**Data section**
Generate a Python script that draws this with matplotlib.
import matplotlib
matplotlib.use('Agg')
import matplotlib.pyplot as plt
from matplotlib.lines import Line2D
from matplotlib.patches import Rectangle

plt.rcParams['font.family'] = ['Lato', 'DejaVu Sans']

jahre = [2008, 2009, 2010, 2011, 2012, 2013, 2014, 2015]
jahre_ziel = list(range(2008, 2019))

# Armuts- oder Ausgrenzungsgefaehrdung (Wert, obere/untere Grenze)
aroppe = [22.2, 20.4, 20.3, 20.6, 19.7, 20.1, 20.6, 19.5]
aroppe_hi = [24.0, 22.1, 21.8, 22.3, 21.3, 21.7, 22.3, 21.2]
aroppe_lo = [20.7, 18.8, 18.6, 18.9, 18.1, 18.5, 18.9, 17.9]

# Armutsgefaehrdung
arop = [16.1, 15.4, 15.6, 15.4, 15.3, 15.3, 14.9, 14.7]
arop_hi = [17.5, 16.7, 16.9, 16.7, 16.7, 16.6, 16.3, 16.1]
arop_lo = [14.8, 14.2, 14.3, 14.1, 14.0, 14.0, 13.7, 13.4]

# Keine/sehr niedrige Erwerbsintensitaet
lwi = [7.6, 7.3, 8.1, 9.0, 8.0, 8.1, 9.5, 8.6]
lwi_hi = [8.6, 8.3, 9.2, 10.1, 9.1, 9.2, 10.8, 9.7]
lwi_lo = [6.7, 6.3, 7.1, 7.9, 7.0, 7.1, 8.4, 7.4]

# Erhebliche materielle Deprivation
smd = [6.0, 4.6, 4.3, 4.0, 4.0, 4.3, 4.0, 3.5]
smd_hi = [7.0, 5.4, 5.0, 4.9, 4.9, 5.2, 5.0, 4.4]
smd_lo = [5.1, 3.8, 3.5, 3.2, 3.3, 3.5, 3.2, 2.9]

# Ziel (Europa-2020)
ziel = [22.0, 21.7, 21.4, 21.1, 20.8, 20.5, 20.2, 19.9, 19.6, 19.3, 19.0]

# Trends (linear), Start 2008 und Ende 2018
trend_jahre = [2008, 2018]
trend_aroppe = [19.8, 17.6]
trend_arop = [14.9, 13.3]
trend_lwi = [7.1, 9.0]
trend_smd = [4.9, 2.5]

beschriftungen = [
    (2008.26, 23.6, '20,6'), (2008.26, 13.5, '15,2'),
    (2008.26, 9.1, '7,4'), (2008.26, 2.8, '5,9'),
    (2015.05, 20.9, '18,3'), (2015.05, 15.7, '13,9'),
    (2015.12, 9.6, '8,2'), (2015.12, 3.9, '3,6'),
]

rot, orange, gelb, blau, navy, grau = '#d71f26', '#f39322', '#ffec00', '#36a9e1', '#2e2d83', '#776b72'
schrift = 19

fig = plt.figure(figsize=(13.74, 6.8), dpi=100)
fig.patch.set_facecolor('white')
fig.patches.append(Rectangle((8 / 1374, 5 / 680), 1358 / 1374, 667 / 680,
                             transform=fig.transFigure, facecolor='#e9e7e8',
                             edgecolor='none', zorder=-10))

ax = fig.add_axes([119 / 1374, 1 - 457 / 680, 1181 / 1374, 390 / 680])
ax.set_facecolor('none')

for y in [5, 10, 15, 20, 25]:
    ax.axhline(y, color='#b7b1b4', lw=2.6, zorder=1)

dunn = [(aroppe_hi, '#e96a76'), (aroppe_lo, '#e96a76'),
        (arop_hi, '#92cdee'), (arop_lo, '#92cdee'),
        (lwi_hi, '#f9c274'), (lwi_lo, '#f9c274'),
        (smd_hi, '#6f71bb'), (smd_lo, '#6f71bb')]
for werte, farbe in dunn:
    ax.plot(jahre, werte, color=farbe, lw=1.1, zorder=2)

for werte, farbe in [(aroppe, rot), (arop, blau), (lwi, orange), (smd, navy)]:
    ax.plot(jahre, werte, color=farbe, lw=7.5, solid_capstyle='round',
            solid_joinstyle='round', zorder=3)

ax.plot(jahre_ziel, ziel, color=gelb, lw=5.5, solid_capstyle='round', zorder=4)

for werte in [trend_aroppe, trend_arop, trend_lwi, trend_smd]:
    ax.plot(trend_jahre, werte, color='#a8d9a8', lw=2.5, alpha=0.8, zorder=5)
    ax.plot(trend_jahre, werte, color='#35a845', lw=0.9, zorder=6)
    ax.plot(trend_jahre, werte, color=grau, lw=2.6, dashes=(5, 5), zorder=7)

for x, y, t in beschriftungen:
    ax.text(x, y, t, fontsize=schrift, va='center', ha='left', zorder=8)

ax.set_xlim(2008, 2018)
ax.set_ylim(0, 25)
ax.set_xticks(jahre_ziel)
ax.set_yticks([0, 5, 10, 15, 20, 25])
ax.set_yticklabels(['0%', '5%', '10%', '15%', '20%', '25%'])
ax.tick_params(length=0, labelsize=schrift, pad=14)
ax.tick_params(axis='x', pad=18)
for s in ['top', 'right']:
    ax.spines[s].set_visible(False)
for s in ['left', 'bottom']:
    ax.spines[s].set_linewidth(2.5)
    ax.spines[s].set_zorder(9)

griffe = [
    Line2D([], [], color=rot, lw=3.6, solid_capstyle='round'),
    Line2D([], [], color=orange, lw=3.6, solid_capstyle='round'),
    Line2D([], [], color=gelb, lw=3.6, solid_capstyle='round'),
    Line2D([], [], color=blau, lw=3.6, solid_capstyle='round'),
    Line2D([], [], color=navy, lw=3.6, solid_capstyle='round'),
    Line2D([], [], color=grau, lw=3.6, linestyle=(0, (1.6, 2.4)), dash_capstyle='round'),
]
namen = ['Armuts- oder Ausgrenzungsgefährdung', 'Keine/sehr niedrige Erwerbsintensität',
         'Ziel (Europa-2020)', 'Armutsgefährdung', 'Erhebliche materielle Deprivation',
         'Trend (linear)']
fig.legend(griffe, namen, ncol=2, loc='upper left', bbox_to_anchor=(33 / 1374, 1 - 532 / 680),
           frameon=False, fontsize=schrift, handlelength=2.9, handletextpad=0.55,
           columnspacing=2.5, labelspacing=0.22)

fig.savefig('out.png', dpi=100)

==

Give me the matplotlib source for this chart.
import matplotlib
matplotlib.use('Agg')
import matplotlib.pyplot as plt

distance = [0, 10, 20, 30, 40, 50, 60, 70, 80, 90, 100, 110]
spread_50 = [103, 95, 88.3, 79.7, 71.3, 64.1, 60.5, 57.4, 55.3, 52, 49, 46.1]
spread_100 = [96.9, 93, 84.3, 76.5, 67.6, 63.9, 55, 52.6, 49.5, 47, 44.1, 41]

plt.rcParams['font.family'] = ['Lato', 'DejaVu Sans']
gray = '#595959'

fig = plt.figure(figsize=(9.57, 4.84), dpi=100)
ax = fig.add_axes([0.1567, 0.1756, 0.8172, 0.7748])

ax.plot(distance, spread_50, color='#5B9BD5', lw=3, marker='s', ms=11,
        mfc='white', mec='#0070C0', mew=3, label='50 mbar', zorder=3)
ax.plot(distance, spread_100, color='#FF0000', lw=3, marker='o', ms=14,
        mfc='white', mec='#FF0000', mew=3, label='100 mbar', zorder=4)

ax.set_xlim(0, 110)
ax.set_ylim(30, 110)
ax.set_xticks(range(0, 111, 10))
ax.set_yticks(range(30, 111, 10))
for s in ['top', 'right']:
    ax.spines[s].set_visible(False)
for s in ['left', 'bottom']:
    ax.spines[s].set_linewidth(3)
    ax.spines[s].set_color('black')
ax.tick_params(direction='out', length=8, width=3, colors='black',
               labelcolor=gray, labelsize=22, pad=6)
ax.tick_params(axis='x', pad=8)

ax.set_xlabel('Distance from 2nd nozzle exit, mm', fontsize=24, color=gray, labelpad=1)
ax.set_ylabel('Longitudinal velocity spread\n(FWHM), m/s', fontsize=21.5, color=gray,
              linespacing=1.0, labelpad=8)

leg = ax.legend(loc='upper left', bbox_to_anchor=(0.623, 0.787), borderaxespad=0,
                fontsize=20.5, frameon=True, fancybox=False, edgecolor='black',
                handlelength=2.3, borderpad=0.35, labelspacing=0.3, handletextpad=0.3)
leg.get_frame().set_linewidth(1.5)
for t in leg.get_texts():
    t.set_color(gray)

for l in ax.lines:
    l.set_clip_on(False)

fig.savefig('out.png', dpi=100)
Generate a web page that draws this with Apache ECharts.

**Goal**
From the entries above, give again exactly the lines running from the line with "Generate a Python" to the line with "jahre_ziel = list(range(2008, 2019))"; include both of those lines.

**Completed exercise**
Generate a Python script that draws this with matplotlib.
import matplotlib
matplotlib.use('Agg')
import matplotlib.pyplot as plt
from matplotlib.lines import Line2D
from matplotlib.patches import Rectangle

plt.rcParams['font.family'] = ['Lato', 'DejaVu Sans']

jahre = [2008, 2009, 2010, 2011, 2012, 2013, 2014, 2015]
jahre_ziel = list(range(2008, 2019))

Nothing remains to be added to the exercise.